▶ **Data segment**:
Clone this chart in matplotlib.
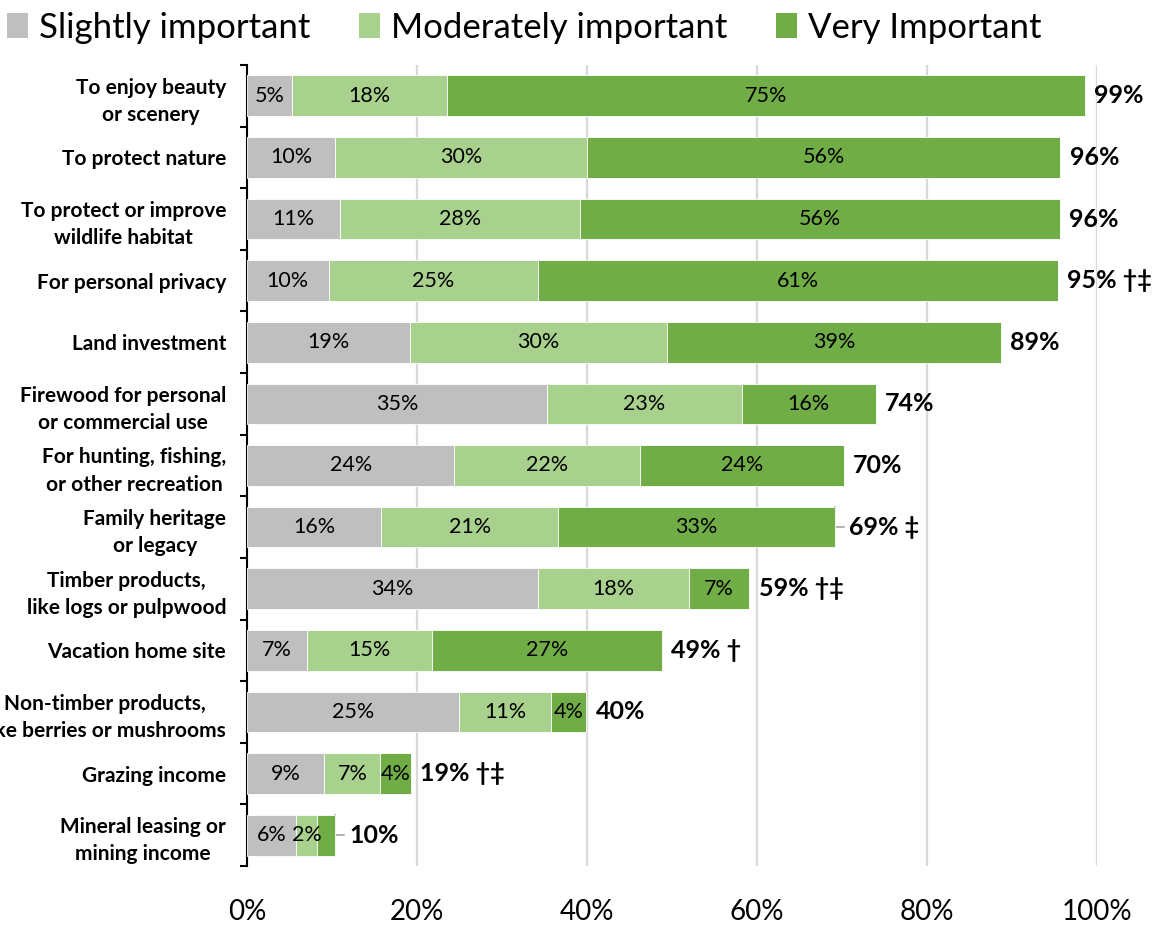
import matplotlib
matplotlib.use("Agg")
import matplotlib.pyplot as plt
from matplotlib.patches import Patch

plt.rcParams['font.family'] = ['Lato', 'DejaVu Sans']

categories = [
    "To enjoy beauty\nor scenery",
    "To protect nature",
    "To protect or improve\nwildlife habitat",
    "For personal privacy",
    "Land investment",
    "Firewood for personal\nor commercial use",
    "For hunting, fishing,\nor other recreation",
    "Family heritage\nor legacy",
    "Timber products,\nlike logs or pulpwood",
    "Vacation home site",
    "Non-timber products,\nlike berries or mushrooms",
    "Grazing income",
    "Mineral leasing or\nmining income",
]
slightly = [5.3, 10.4, 10.9, 9.6, 19.2, 35.3, 24.4, 15.8, 34.2, 7.0, 24.9, 9.1, 5.8]
moderately = [18.2, 29.6, 28.3, 24.6, 30.2, 22.9, 21.8, 20.8, 17.8, 14.8, 10.9, 6.6, 2.4]
very = [75.1, 55.7, 56.4, 61.2, 39.3, 15.8, 24.0, 32.6, 7.1, 27.0, 4.1, 3.6, 2.2]
marks = ["", "", "", "†‡", "", "", "", "‡", "†‡", "†", "", "†‡", ""]
leader = [False, False, False, False, False, False, False, True, False, False, False, False, True]
show_very_label = [True] * 12 + [False]

series = [
    ("Slightly important", slightly, "#BFBFBF"),
    ("Moderately important", moderately, "#A9D18E"),
    ("Very Important", very, "#70AD47"),
]

fig = plt.figure(figsize=(11.63, 9.26), dpi=100)
ax = fig.add_axes([247 / 1163, 1 - 866 / 926, 850 / 1163, (866 - 65) / 926])

n = len(categories)
ypos = list(range(n))
left = [0.0] * n
for name, vals, col in series:
    bars = ax.barh(ypos, vals, left=left, height=0.66, color=col,
                   edgecolor="white", linewidth=0.6, label=name, zorder=3)
    for i, (b, v) in enumerate(zip(bars, vals)):
        if name == "Very Important" and not show_very_label[i]:
            continue
        ax.text(left[i] + v / 2, i, f"{round(v):.0f}%", ha="center", va="center",
                fontsize=15.5, color="black", zorder=4)
    left = [l + v for l, v in zip(left, vals)]

totals = left
for i, t in enumerate(totals):
    label = f"{round(t):.0f}%" + (f" {marks[i]}" if marks[i] else "")
    if leader[i]:
        ax.plot([t, t, t + 1.0], [i - 0.33, i, i], color="#A6A6A6", lw=1.2,
                zorder=2, clip_on=False)
        x0 = t + 1.6
    else:
        x0 = t + 1.1
    ax.text(x0, i, label, ha="left", va="center", fontsize=18,
            fontweight="bold", color="black", zorder=4)

ax.set_xlim(0, 100)
ax.set_ylim(n - 0.5, -0.5)
ax.set_xticks([0, 20, 40, 60, 80, 100])
ax.set_xticklabels([f"{v}%" for v in [0, 20, 40, 60, 80, 100]], fontsize=20)
ax.tick_params(axis="x", length=0, pad=24)
ax.grid(axis="x", color="#D9D9D9", linewidth=1.6, zorder=0)

# category boundaries as major ticks, names as minor tick labels
ax.set_yticks([i - 0.5 for i in range(n + 1)])
ax.set_yticklabels([])
ax.tick_params(axis="y", which="major", length=5, width=1.5, direction="out")
ax.set_yticks(ypos, minor=True)
ax.set_yticklabels(categories, minor=True, fontsize=15, fontweight="bold",
                   multialignment="center", linespacing=1.45)
ax.tick_params(axis="y", which="minor", length=0, pad=15)

for s in ["top", "right", "bottom"]:
    ax.spines[s].set_visible(False)
ax.spines["left"].set_linewidth(1.5)
ax.set_axisbelow(True)

handles = [Patch(facecolor=c, edgecolor="none") for _, _, c in series]
fig.legend(handles, [s[0] for s in series], loc="upper left",
           bbox_to_anchor=(0.0, 0.995), ncol=3, frameon=False, fontsize=25,
           handlelength=0.62, handleheight=0.72, handletextpad=0.3,
           columnspacing=1.4, borderaxespad=0.0, borderpad=0.2)

fig.savefig("out.png", dpi=100)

▶ **The task**: Everything from the top line of the data down to and including the line with "plt.rcParams['font.family'] = ['Lato', 'DejaVu" is to be copied, except the pictures.

▶ **Completed exercise**:
Clone this chart in matplotlib.
import matplotlib
matplotlib.use("Agg")
import matplotlib.pyplot as plt
from matplotlib.patches import Patch

plt.rcParams['font.family'] = ['Lato', 'DejaVu Sans']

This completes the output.